PROBLEM TO WORK ON:
Pull every "this" line out of the data below.

DATASET:
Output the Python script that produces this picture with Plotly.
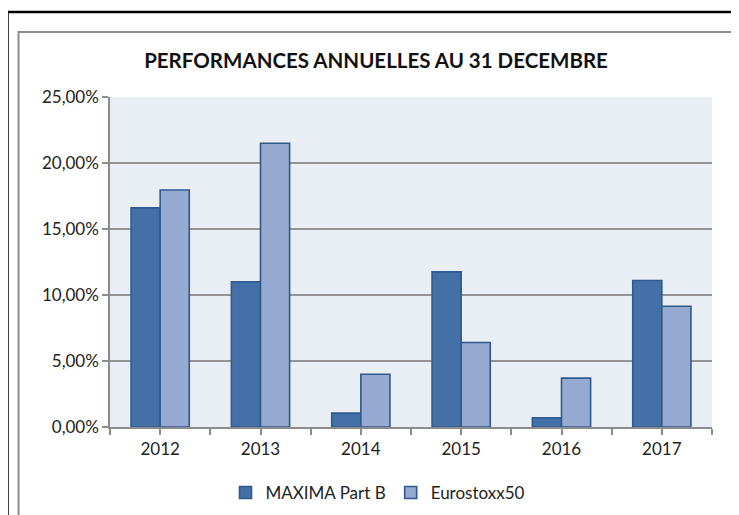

==

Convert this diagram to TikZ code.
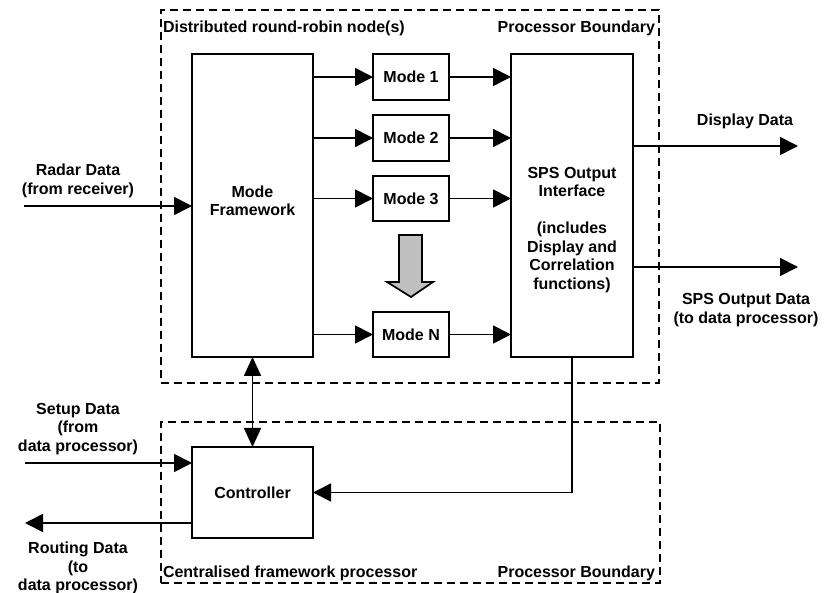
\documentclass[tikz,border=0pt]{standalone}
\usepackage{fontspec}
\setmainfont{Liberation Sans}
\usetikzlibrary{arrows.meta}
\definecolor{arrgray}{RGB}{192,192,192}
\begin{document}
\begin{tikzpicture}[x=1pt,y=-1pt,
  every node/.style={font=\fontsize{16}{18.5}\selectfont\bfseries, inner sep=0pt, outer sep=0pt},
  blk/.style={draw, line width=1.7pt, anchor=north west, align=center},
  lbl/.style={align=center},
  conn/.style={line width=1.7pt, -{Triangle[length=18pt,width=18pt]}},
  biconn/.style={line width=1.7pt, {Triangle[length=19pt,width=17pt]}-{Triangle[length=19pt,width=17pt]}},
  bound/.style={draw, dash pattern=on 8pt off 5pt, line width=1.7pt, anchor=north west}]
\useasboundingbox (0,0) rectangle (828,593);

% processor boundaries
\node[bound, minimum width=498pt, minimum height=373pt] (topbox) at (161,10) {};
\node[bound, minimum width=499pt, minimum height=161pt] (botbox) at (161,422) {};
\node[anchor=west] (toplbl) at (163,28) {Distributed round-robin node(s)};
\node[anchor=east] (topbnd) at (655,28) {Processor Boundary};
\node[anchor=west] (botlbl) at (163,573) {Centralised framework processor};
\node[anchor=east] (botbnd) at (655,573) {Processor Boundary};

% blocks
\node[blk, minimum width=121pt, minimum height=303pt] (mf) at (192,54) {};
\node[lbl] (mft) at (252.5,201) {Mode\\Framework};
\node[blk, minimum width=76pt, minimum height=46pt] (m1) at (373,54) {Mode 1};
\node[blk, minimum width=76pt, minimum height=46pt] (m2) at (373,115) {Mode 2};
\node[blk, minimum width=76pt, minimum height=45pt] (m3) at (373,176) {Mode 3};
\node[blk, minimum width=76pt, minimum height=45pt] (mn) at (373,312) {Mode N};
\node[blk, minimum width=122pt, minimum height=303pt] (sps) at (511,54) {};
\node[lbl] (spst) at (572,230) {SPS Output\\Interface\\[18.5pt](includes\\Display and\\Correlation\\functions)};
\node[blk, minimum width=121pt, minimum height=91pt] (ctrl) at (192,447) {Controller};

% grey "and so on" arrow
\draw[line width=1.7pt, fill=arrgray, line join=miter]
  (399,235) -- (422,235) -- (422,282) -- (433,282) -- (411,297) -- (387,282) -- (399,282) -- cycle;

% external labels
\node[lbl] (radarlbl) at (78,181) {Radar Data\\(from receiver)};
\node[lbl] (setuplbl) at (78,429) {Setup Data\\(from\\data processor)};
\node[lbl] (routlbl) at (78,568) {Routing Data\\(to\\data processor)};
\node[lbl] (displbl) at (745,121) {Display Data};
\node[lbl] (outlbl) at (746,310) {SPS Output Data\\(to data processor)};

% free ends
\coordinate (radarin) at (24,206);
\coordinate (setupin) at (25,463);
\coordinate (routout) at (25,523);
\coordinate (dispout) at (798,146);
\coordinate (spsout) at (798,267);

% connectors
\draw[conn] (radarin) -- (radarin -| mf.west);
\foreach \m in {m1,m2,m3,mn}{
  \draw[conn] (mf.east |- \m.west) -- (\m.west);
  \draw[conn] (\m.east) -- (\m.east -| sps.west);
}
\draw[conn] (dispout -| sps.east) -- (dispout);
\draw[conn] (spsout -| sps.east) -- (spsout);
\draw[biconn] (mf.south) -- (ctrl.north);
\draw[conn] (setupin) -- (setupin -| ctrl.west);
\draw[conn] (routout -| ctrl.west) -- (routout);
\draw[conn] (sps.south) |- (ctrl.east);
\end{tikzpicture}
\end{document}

EXERCISE ANSWER:
Output the Python script that produces this picture with Plotly.
Convert this diagram to TikZ code.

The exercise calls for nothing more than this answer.